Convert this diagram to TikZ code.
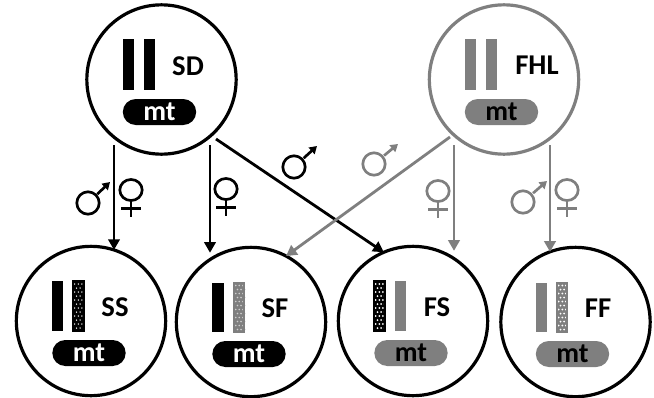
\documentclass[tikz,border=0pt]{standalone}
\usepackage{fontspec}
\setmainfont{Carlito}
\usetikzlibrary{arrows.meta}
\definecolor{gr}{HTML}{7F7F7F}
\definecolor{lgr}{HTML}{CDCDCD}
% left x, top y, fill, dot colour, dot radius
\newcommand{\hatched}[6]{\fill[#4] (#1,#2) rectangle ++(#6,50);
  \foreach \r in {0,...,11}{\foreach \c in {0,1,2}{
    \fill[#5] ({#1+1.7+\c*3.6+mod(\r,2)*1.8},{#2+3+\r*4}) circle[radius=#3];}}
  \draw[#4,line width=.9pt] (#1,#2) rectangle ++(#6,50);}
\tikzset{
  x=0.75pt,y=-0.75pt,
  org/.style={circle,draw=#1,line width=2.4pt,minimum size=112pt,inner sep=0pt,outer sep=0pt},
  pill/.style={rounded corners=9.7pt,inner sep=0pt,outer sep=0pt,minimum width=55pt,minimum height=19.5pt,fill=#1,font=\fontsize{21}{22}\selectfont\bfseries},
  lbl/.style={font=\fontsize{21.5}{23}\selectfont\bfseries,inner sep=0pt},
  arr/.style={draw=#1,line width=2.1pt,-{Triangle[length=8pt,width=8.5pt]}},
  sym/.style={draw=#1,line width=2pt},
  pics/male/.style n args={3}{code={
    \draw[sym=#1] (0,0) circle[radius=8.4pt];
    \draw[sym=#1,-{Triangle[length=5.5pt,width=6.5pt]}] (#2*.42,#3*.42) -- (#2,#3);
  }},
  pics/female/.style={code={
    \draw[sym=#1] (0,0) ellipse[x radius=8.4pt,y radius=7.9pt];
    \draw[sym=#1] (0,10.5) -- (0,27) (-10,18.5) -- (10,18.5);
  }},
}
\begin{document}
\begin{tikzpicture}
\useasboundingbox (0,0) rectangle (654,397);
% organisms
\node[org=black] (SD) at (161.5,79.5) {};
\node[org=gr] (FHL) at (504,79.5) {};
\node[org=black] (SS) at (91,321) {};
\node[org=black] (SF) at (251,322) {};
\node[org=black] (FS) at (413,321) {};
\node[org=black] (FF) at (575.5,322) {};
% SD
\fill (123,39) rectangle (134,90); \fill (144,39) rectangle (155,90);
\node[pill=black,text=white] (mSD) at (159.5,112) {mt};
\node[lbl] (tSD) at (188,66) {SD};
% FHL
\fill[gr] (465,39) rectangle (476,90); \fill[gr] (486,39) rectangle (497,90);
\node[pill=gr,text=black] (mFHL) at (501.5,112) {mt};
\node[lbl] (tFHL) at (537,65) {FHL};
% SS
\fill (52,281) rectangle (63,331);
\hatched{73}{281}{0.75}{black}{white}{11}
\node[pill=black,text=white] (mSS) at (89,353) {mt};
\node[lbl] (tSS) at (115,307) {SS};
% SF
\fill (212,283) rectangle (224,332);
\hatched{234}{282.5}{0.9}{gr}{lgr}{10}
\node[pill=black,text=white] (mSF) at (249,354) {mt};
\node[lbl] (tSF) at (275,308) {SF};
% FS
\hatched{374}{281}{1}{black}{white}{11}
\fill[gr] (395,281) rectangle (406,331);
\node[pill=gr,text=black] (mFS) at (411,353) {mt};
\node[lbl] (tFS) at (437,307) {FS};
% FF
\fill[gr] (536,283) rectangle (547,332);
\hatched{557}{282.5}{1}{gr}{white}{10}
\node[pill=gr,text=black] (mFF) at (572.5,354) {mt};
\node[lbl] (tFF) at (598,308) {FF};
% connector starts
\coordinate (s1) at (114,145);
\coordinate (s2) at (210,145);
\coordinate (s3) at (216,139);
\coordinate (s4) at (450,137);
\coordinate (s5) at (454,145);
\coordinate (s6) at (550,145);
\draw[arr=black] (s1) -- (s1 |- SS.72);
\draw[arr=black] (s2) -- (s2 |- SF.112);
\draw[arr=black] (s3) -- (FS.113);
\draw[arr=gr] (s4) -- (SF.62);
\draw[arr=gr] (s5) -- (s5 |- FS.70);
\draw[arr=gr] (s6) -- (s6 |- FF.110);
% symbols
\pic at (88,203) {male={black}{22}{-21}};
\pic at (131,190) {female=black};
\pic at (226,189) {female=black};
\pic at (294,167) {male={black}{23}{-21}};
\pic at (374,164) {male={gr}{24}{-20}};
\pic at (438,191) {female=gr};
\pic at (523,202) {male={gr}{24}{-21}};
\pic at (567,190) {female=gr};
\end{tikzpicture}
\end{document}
--------------------------------------------------
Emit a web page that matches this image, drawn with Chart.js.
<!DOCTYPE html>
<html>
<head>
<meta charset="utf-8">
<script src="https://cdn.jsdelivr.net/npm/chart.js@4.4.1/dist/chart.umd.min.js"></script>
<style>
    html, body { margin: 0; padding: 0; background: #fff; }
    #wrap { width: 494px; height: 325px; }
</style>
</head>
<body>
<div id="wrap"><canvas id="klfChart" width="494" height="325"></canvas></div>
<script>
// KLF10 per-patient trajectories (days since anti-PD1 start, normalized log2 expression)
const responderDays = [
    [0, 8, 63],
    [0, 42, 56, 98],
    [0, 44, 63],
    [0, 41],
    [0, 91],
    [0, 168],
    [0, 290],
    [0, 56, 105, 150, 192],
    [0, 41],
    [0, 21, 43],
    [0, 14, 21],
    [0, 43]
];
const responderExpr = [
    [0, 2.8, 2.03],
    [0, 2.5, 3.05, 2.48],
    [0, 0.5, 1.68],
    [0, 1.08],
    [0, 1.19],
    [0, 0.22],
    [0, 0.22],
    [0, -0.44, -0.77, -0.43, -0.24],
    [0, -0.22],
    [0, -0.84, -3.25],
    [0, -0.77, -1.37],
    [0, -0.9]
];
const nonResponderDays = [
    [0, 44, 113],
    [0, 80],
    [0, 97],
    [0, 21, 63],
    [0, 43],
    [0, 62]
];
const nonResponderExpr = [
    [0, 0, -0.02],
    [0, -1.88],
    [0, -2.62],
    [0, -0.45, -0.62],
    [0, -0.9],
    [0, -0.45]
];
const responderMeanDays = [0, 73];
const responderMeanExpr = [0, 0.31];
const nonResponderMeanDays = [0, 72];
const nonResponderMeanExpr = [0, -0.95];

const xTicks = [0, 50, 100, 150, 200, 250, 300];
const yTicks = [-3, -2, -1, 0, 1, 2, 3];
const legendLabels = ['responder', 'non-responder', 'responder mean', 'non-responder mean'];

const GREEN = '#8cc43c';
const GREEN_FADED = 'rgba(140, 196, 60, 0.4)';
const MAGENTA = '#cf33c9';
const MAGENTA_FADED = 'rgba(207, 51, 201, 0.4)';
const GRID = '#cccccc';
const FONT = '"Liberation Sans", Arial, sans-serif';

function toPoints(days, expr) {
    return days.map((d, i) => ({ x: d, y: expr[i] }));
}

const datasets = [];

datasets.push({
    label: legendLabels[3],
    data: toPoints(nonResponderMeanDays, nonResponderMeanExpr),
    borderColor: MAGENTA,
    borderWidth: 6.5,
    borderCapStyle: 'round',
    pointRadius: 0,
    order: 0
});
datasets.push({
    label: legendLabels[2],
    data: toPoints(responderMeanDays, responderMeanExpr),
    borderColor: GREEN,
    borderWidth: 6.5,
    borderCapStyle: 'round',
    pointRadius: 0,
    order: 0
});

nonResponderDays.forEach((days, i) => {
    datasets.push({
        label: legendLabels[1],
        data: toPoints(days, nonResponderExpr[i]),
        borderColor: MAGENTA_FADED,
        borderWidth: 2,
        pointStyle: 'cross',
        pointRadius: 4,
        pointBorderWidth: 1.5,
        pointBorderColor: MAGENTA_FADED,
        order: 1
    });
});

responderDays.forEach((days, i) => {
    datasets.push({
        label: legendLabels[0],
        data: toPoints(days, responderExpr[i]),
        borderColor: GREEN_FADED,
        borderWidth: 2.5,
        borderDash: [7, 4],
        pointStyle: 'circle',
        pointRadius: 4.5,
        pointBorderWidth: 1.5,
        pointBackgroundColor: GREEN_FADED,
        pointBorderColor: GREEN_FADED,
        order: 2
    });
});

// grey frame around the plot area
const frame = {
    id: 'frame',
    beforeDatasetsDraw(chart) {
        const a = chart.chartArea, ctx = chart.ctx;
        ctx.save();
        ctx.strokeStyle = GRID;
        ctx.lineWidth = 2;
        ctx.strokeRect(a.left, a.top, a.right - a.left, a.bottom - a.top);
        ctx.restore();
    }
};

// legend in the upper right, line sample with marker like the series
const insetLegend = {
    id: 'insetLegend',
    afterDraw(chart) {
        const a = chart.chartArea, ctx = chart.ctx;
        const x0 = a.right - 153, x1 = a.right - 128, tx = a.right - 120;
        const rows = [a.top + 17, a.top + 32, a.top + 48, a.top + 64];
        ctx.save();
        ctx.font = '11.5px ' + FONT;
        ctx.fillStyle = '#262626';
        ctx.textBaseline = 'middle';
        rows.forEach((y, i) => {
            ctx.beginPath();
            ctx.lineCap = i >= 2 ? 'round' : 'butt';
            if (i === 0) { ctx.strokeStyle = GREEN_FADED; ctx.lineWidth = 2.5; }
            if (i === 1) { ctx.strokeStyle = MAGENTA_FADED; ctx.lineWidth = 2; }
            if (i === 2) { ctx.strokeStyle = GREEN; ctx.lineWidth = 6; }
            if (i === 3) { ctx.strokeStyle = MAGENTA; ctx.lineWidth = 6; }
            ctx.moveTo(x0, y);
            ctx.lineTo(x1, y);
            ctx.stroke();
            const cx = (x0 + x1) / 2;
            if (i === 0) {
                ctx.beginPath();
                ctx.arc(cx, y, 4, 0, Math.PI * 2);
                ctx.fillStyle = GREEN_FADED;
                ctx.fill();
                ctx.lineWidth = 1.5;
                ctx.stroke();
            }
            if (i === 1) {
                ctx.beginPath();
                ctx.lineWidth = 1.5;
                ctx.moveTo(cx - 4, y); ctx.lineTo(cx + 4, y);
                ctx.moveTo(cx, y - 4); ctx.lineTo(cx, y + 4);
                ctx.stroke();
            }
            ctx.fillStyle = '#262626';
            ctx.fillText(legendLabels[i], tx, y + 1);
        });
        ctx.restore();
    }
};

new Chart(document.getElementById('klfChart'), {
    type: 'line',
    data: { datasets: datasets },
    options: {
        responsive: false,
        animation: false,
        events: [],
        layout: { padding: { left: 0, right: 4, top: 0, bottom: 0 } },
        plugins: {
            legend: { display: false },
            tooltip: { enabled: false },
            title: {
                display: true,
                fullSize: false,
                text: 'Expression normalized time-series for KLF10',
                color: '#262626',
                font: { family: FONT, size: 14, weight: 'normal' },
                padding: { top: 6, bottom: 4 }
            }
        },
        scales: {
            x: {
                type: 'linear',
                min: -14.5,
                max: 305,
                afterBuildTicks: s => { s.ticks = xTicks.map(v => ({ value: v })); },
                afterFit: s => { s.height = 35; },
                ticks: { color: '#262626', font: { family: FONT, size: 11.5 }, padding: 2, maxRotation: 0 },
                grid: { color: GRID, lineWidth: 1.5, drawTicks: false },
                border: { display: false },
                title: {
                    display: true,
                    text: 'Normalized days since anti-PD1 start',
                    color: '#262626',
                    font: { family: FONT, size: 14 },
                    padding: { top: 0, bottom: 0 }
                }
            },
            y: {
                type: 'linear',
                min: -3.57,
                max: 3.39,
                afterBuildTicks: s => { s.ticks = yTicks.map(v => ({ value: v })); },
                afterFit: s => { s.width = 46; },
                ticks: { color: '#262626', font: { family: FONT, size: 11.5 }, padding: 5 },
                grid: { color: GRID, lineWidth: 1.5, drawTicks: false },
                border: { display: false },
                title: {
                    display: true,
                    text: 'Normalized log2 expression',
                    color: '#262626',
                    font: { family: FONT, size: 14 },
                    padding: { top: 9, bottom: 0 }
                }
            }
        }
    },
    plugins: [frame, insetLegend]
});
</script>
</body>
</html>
--------------------------------------------------
### Work to do
Proceeding from the line containing "Emit a web page" through the line containing "const nonResponderMeanExpr = [0, -0.95];", transcribe the lines above exactly, both end lines included.

### Worked solution
Emit a web page that matches this image, drawn with Chart.js.
<!DOCTYPE html>
<html>
<head>
<meta charset="utf-8">
<script src="https://cdn.jsdelivr.net/npm/chart.js@4.4.1/dist/chart.umd.min.js"></script>
<style>
    html, body { margin: 0; padding: 0; background: #fff; }
    #wrap { width: 494px; height: 325px; }
</style>
</head>
<body>
<div id="wrap"><canvas id="klfChart" width="494" height="325"></canvas></div>
<script>
// KLF10 per-patient trajectories (days since anti-PD1 start, normalized log2 expression)
const responderDays = [
    [0, 8, 63],
    [0, 42, 56, 98],
    [0, 44, 63],
    [0, 41],
    [0, 91],
    [0, 168],
    [0, 290],
    [0, 56, 105, 150, 192],
    [0, 41],
    [0, 21, 43],
    [0, 14, 21],
    [0, 43]
];
const responderExpr = [
    [0, 2.8, 2.03],
    [0, 2.5, 3.05, 2.48],
    [0, 0.5, 1.68],
    [0, 1.08],
    [0, 1.19],
    [0, 0.22],
    [0, 0.22],
    [0, -0.44, -0.77, -0.43, -0.24],
    [0, -0.22],
    [0, -0.84, -3.25],
    [0, -0.77, -1.37],
    [0, -0.9]
];
const nonResponderDays = [
    [0, 44, 113],
    [0, 80],
    [0, 97],
    [0, 21, 63],
    [0, 43],
    [0, 62]
];
const nonResponderExpr = [
    [0, 0, -0.02],
    [0, -1.88],
    [0, -2.62],
    [0, -0.45, -0.62],
    [0, -0.9],
    [0, -0.45]
];
const responderMeanDays = [0, 73];
const responderMeanExpr = [0, 0.31];
const nonResponderMeanDays = [0, 72];
const nonResponderMeanExpr = [0, -0.95];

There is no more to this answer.